Specialized product partnerships: Product partnerships will be important for wealth managers to meet the increased demand for in-house product knowledge and specialists. As the concepts of digital assets and tokenization become adopted more broadly, the ability to participate in direct investment becomes more accessible to retail investors. For example, a client may be interested in owning a piece of a multi-family rental property in Rome, Italy, or partial ownership in the music streaming rights of a popular new song. Certain digital products that were not previously looked at through an investment lens may now be viewed as investable. Thus, wealth managers will increasingly need to seek specialized partnerships with brokers and a new class of product and investment specialists.

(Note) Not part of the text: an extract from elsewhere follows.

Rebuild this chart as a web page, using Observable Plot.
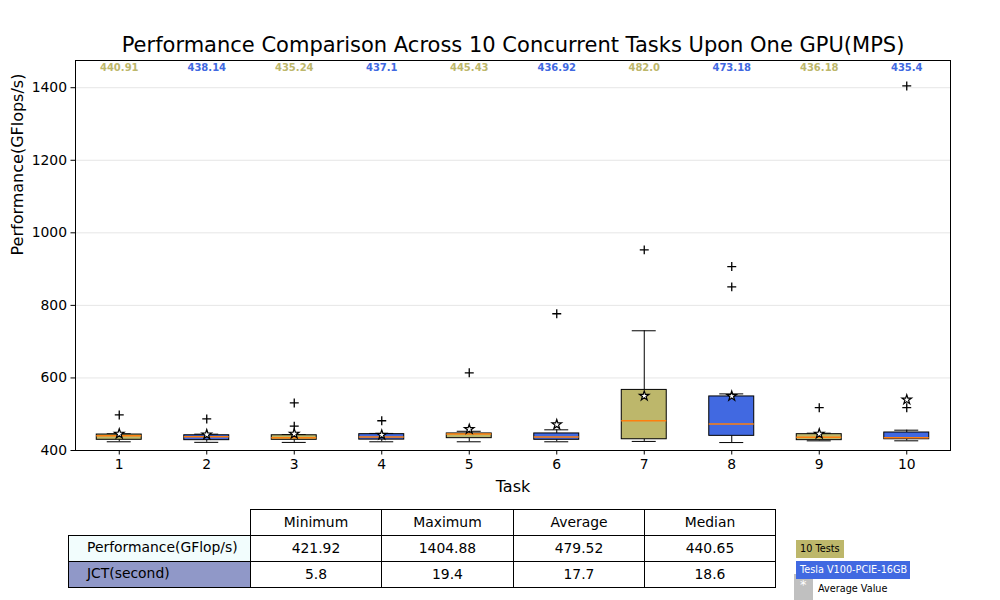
<!DOCTYPE html>
<html>
<head>
<meta charset="utf-8">
<script src="https://cdn.jsdelivr.net/npm/d3@7"></script>
<script src="https://cdn.jsdelivr.net/npm/@observablehq/plot@0.6"></script>
<style>
  html, body { margin: 0; padding: 0; background: white; }
  #wrap { position: relative; width: 1000px; height: 600px; overflow: hidden; font-family: "DejaVu Sans", sans-serif; }
  #chart { position: absolute; left: 0; top: 0; }
  table.stats { position: absolute; left: 68px; top: 509px; border-collapse: collapse; table-layout: fixed; font-size: 13.9px; }
  table.stats td { border: 1px solid black; height: 23px; padding: 0 0 2px 0; text-align: center; vertical-align: middle; line-height: 14px; }
  table.stats td.empty { border: none; }
  table.stats td.rowlab { text-align: left; padding-left: 18px; height: 22px; padding-bottom: 3px; }
  .leg { position: absolute; font-size: 9.7px; line-height: 18px; white-space: nowrap; box-sizing: border-box; }
</style>
</head>
<body>
<div id="wrap">
  <div id="chart"></div>
</div>
<script>
// ---- data ----
const tasks = [1, 2, 3, 4, 5, 6, 7, 8, 9, 10];
const medians = [440.91, 438.14, 435.24, 437.1, 445.43, 436.92, 482.0, 473.18, 436.18, 435.4];
const q1 = [429.5, 428.5, 429.5, 430, 434, 429.5, 431, 440.4, 428.5, 431];
const q3 = [444, 442, 442, 445, 447, 447, 567, 549, 445, 449.6];
const whiskerLow = [424, 422.5, 422.3, 424, 424, 424, 425, 421.92, 426.6, 426.7];
const whiskerHigh = [446, 445, 444, 447, 453, 457, 730, 556, 447.7, 456];
const means = [446, 444, 446, 443, 458.7, 471.6, 550.6, 550, 446, 540];
const outlierTask = [1, 2, 3, 3, 4, 5, 6, 7, 8, 8, 9, 10, 10];
const outlierValue = [498, 487, 531, 467, 482, 614, 777, 953, 907, 851, 518, 518, 1404.88];
const yTicks = [400, 600, 800, 1000, 1200, 1400];

const tableColumns = ["Minimum", "Maximum", "Average", "Median"];
const rowLabels = ["Performance(GFlop/s)", "JCT(second)"];
const perfRow = [421.92, 1404.88, 479.52, 440.65];
const jctRow = [5.8, 19.4, 17.7, 18.6];

const legendLabels = ["10 Tests", "Tesla V100-PCIE-16GB", "Average Value"];

const OLIVE = "#bdb76b", BLUE = "#4169e1", ORANGE = "#ff7f0e";

// ---- build ----
const stats = tasks.map((t, i) => ({
  task: t, median: medians[i], q1: q1[i], q3: q3[i],
  lo: whiskerLow[i], hi: whiskerHigh[i], mean: means[i]
}));
const outliers = outlierTask.map((t, i) => ({task: t, value: outlierValue[i]}));
const colorOf = d => (d.task % 2 ? OLIVE : BLUE);
const fmt = v => (Number.isInteger(v) ? v.toFixed(1) : String(v));
const BW = 0.257, CW = 0.137;

const chart = Plot.plot({
  width: 1000,
  height: 600,
  marginLeft: 75,
  marginRight: 50,
  marginTop: 60,
  marginBottom: 150,
  style: {fontFamily: "DejaVu Sans, sans-serif", fontSize: "13.9px", background: "white", color: "black"},
  x: {type: "linear", domain: [0.5, 10.5], label: null},
  y: {domain: [400, 1475], label: null},
  marks: [
    Plot.gridY(yTicks, {stroke: "#e6e6e6", strokeOpacity: 1}),
    Plot.ruleX(stats, {x: "task", y1: "lo", y2: "q1", stroke: "black"}),
    Plot.ruleX(stats, {x: "task", y1: "q3", y2: "hi", stroke: "black"}),
    Plot.ruleY(stats, {y: "lo", x1: d => d.task - CW, x2: d => d.task + CW, stroke: "black"}),
    Plot.ruleY(stats, {y: "hi", x1: d => d.task - CW, x2: d => d.task + CW, stroke: "black"}),
    Plot.rect(stats, {x1: d => d.task - BW, x2: d => d.task + BW, y1: "q1", y2: "q3", fill: colorOf, stroke: "black", strokeWidth: 1}),
    Plot.ruleY(stats, {y: "median", x1: d => d.task - BW, x2: d => d.task + BW, stroke: ORANGE, strokeWidth: 1.5}),
    Plot.dot(outliers, {x: "task", y: "value", symbol: "plus", stroke: "black", r: 3, strokeWidth: 1.3}),
    Plot.dot(stats, {x: "task", y: "mean", symbol: "star", fill: "white", stroke: "black", r: 3, strokeWidth: 1.2}),
    Plot.text(stats, {x: "task", frameAnchor: "top", dy: 7, lineAnchor: "middle", text: d => fmt(d.median), fill: colorOf, fontWeight: "bold", fontSize: 10}),
    Plot.axisX({ticks: tasks, tickFormat: d => String(d), tickSize: 4.5, tickPadding: 4, label: null}),
    Plot.axisY({ticks: yTicks, tickFormat: d => String(d), tickSize: 4.5, tickPadding: 4, label: null}),
    Plot.frame({stroke: "black", strokeWidth: 1}),
    Plot.text(["Performance Comparison Across 10 Concurrent Tasks Upon One GPU(MPS)"], {frameAnchor: "top", dy: -15, lineAnchor: "middle", text: d => d, fontSize: 21, fill: "black"}),
    Plot.text(["Task"], {frameAnchor: "bottom", dy: 36, lineAnchor: "middle", text: d => d, fontSize: 16, fill: "black"}),
    Plot.text(["Performance(GFlops/s)"], {frameAnchor: "left", dx: -58, rotate: -90, text: d => d, fontSize: 16, fill: "black"})
  ]
});
document.getElementById("chart").appendChild(chart);

// ---- table ----
const wrap = document.getElementById("wrap");
const colWidths = [182, 131, 132, 131, 131];
const table = document.createElement("table");
table.className = "stats";
const cg = document.createElement("colgroup");
colWidths.forEach(w => { const c = document.createElement("col"); c.style.width = w + "px"; cg.appendChild(c); });
table.appendChild(cg);
const mkRow = (label, values, labelBg) => {
  const tr = document.createElement("tr");
  const th = document.createElement("td");
  if (label === null) { th.className = "empty"; }
  else { th.className = "rowlab"; th.textContent = label; th.style.background = labelBg; }
  tr.appendChild(th);
  values.forEach(v => {
    const td = document.createElement("td");
    td.textContent = String(v);
    tr.appendChild(td);
  });
  table.appendChild(tr);
};
mkRow(null, tableColumns, null);
mkRow(rowLabels[0], perfRow, "#f2fdfd");
mkRow(rowLabels[1], jctRow, "#9098c8");
wrap.appendChild(table);

// ---- legend ----
const addLeg = (text, left, top, h, bg, color, padL, padR) => {
  const d = document.createElement("div");
  d.className = "leg";
  Object.assign(d.style, {left: left + "px", top: top + "px", height: h + "px", background: bg, color: color, paddingLeft: padL + "px", paddingRight: padR + "px"});
  d.textContent = text;
  wrap.appendChild(d);
  return d;
};
// grey average-value swatch (behind)
const g = addLeg("*", 794, 574, 30, "#c0c0c0", "white", 6, 6);
g.style.fontSize = "13px"; g.style.lineHeight = "22px"; g.style.width = "19px";
addLeg(legendLabels[2], 818, 580, 18, "transparent", "black", 0, 0);
addLeg(legendLabels[0], 796, 540, 18, OLIVE, "black", 4, 4);
addLeg(legendLabels[1], 796, 561, 18, BLUE, "white", 4, 3);
</script>
</body>
</html>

If incumbent firms look to begin forging these relationships sooner rather than later, they will gain a competitive advantage with regards to the products they can offer their clients. This allows an initially defensive strategy, geared at mitigating the disruptive impacts of digital asset adoption, to become offensive and serve as a customer acquisition tool via offering unique investments in a variety of products that may not be available elsewhere.

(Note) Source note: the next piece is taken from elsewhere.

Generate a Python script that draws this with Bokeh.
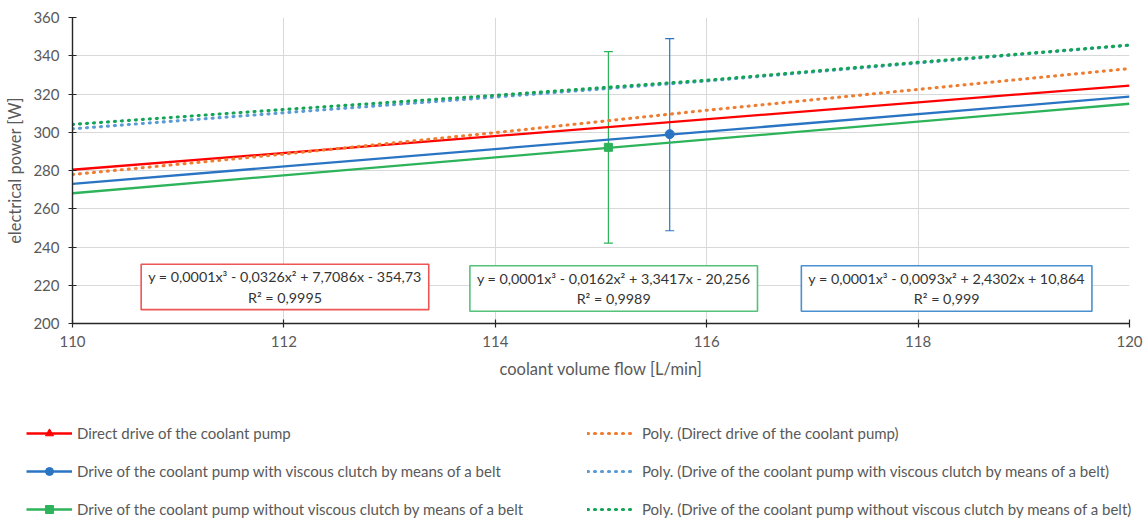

While the above strategies will be beneficial to wealth managers as the digital asset landscape develops and evolves, it will be equally important for market participants to continuously invest in enhancing digital asset capabilities. This type of broad strategic guidance can vary, and firms should optimize their investment selection processes by finding projects that will provide the greatest return on investment.

Externally focused investment: Externally focused investment refers to investments that enhance a firm’s connectivity with market participants outside of the firm. For example, investment in a service from a well-respected digital asset custodian, such as Coinbase Custody or BitGo, rather than building a custodial solution in-house. Firms can also invest in a variety of other asset market services such as exchange connectivity and execution, specialized research services, broker-dealer services and full-service based solutions that incorporate critical market functions into a single product. Focusing on investing in the right external services allows wealth management firms to enter the digital asset market in a financially conservative, flexible manner that can be scaled based on client demand.

Internally focused investment: Internally focused investment is rooted in the idea of investing in the relationship between the wealth management firm and the customer interested in digital assets. This could include investment in a customized client portal that allows for a holistic dashboard view into traditional assets (equities, fixed income) as well as non-traditional assets (private company ownership, cryptocurrencies and other new types of digital products). Internally focused investments seek to provide a deeper and more meaningful customer relationship between the wealth manager and the client. Making internal investments to build a more enhanced digital asset customer experience will be a differentiating factor as this landscape continues to mature.

The future client base of wealth management companies is uniquely interested in the world of digital assets and cryptocurrencies. While the institutional market for these products is still relatively in its infancy, client interest exists and provides a potential market for early adopters to take advantage of. By preparing today for the digital asset wealth management market of tomorrow, firms can evolve and adapt, turning a potentially disruptive technological movement into a growth opportunity.

Tyler Salathe is a senior consultant at Capco.